A 24x7 all weather coastal surveillance project - an integrated network of radars, day and night electro-optical equipment, Automated Identification System (AIS) and meteorological equipment monitored by the Indian Coast Guards - now ensures visuals of even a human body within 20 nautical miles of the coast. And the rather jaded fight that Mumbai police put against the terrorists with its World War II weapons like the .303 rifle is one of the past. With lessons learnt out of the 26/11 terrorist attack, Mumbai police stands a much-better equipped force.
The force is now equipped with M 4 Colt 5.56 Carbines, Heckler and Koch MP 5's, Brugger and Thomet MP 9's, Smith and Wesson MP 9 mm pistol and M-82 Special Applications Rifle. Apart from the bullet proof vehicles it procured post 26/11 attack, Mumbai police also floated tenders to procure bullet proof tyres and aerial reconnaissance vehicle, added officials.
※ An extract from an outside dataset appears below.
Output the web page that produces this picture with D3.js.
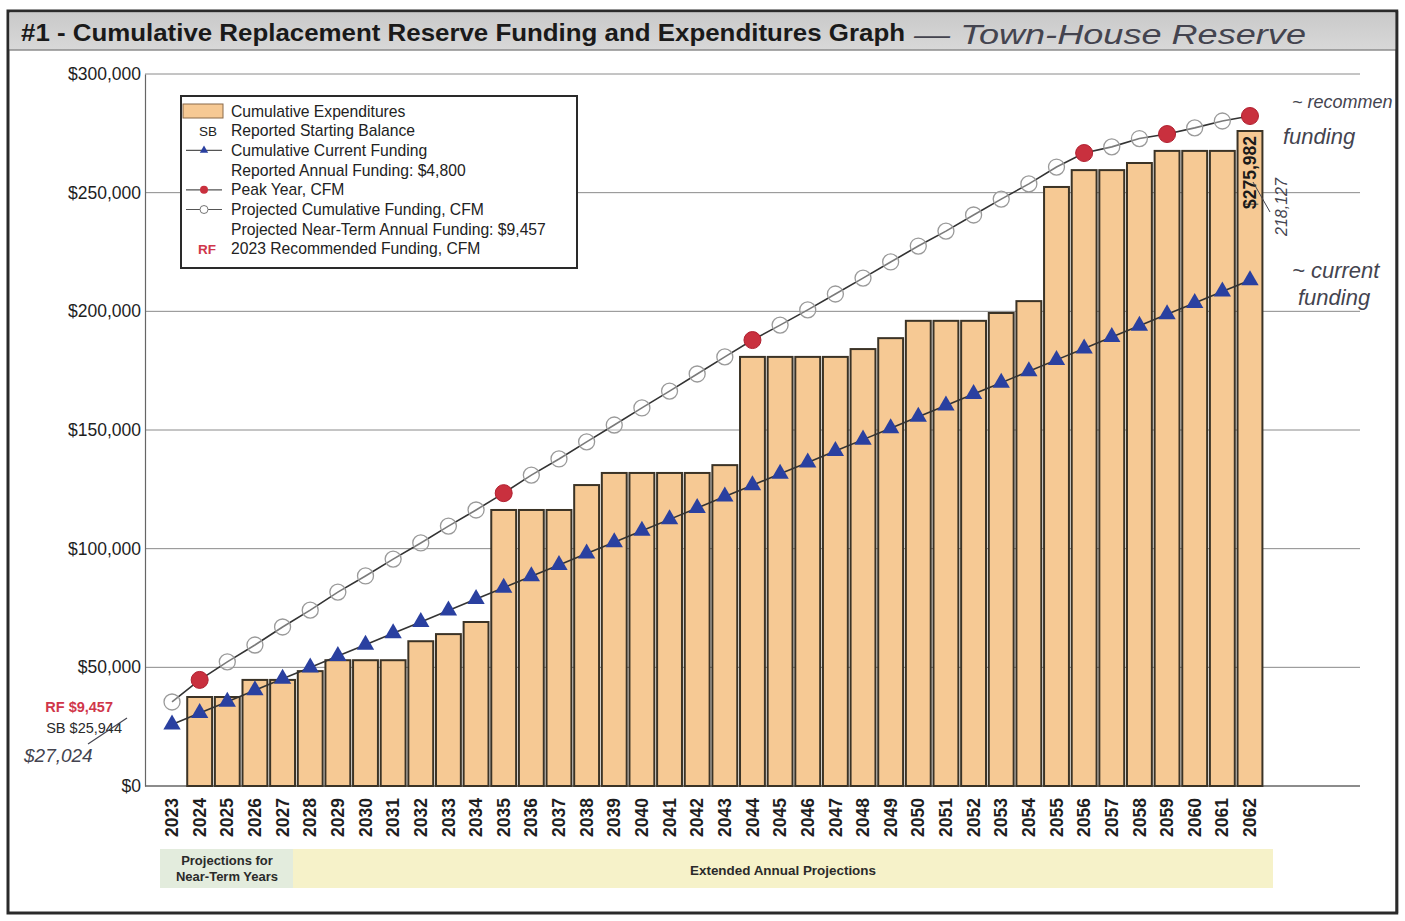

Rakesh Maria, additional director general (ATS) said, "We were at a disadvantage when 26/11 terror attack happened. But today the force has changed. We are trained, better equipped, and are prepared for the worst possible scenario."
While the realization of a National Security Guard (NSG) hub in Mumbai, has given Mumbai a near three-tier security arrangement, the state's own commando force - Force 1- has been propped up to ensure that it has adequate skill and fire power to deal as the first line of force in times of contingency.
The Indian Coast Guards too has augmented its force levels in after the 26/11 attack. Apart from opening coast guard stations at Dahanu, Ratnagiri and Murud-Janjira, it has planned to operate 42 Coast Guard stations across the country's 7500 kilometre long coastline.
"We had 22 Coast Guard stations across the country in 2008, since then 10 more stations have been added, and we plan to add 10 more by the end of next year," said a coast guard official, requesting anonymity. The also force looks to augments its surface combatants and aviation wings. It plans to have 120 vessels and wants to operate 60 aircrafts by 2013. SPS Basra, inspector general of Coast Guards (Western Region) said, "We have planned a step-by-step progression to ensure the coastline is safe."